■ **Dataset content**
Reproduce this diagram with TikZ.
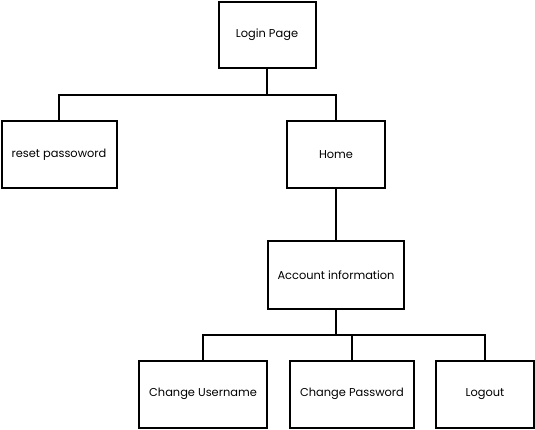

* * *

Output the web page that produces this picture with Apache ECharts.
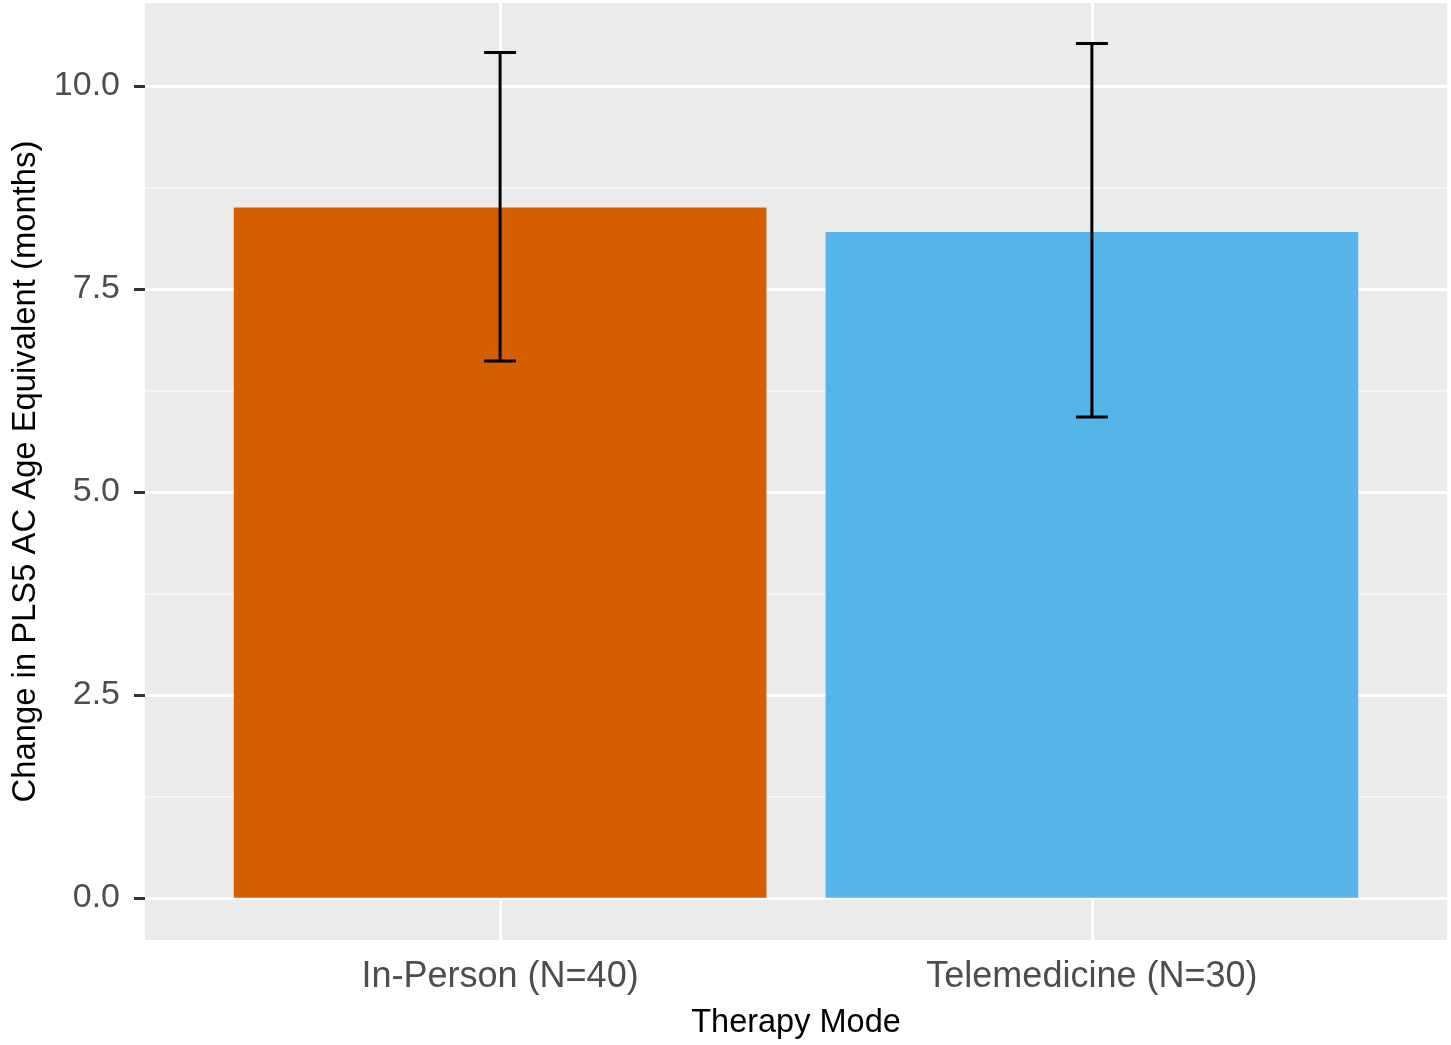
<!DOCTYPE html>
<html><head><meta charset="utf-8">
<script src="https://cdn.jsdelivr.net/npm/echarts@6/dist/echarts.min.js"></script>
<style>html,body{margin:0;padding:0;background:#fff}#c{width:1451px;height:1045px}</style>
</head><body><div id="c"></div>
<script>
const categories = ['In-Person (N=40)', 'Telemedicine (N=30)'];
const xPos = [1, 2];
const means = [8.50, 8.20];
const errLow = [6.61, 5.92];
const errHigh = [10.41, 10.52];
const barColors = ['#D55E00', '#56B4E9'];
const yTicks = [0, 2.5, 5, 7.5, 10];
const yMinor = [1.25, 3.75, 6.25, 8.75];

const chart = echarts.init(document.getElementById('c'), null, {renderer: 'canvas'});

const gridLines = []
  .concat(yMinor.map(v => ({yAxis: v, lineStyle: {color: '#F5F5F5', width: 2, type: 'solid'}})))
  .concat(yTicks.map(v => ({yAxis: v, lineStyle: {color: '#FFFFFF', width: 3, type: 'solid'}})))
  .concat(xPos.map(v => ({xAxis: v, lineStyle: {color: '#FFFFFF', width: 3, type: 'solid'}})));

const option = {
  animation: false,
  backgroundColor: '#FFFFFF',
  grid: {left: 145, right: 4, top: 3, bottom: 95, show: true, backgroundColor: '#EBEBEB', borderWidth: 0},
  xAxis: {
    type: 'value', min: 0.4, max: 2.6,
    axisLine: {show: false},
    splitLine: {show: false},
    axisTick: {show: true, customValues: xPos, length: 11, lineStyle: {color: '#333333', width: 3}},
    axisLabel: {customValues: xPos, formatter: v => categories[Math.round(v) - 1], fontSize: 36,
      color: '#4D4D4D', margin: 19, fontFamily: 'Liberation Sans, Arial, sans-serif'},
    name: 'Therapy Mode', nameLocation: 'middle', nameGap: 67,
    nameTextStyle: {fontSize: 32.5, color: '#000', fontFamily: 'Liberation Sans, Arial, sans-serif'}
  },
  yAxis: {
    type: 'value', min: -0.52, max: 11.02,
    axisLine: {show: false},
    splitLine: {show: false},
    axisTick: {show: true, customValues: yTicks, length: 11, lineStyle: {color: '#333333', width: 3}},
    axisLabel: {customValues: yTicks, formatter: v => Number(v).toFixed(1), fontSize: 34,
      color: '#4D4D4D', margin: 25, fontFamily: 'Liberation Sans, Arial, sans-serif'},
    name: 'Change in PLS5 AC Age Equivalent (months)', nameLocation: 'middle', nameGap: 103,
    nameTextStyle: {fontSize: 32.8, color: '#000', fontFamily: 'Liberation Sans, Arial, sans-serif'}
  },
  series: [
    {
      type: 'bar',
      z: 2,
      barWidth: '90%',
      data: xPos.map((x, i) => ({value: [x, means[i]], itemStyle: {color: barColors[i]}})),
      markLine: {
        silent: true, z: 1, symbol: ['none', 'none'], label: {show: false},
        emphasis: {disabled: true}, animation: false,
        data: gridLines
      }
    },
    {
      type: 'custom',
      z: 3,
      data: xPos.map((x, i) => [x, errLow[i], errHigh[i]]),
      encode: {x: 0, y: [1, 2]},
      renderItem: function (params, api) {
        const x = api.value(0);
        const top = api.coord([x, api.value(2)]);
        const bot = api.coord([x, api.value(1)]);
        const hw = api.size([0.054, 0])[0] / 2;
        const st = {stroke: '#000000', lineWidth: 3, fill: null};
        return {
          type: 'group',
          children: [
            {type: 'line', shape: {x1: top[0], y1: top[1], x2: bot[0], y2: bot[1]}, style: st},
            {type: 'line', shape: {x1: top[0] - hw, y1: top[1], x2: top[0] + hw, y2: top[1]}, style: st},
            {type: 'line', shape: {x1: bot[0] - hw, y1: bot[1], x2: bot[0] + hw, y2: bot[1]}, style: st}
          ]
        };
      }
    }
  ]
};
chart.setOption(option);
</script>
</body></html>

■ **Task description**
Without the pictures, give again only the lines beginning at the line that contains "Output the web" and stopping after the line that contains "const yMinor = [1.25, 3.75, 6.25, 8.75];", exactly as written.

■ **Result of the exercise**
Output the web page that produces this picture with Apache ECharts.
<!DOCTYPE html>
<html><head><meta charset="utf-8">
<script src="https://cdn.jsdelivr.net/npm/echarts@6/dist/echarts.min.js"></script>
<style>html,body{margin:0;padding:0;background:#fff}#c{width:1451px;height:1045px}</style>
</head><body><div id="c"></div>
<script>
const categories = ['In-Person (N=40)', 'Telemedicine (N=30)'];
const xPos = [1, 2];
const means = [8.50, 8.20];
const errLow = [6.61, 5.92];
const errHigh = [10.41, 10.52];
const barColors = ['#D55E00', '#56B4E9'];
const yTicks = [0, 2.5, 5, 7.5, 10];
const yMinor = [1.25, 3.75, 6.25, 8.75];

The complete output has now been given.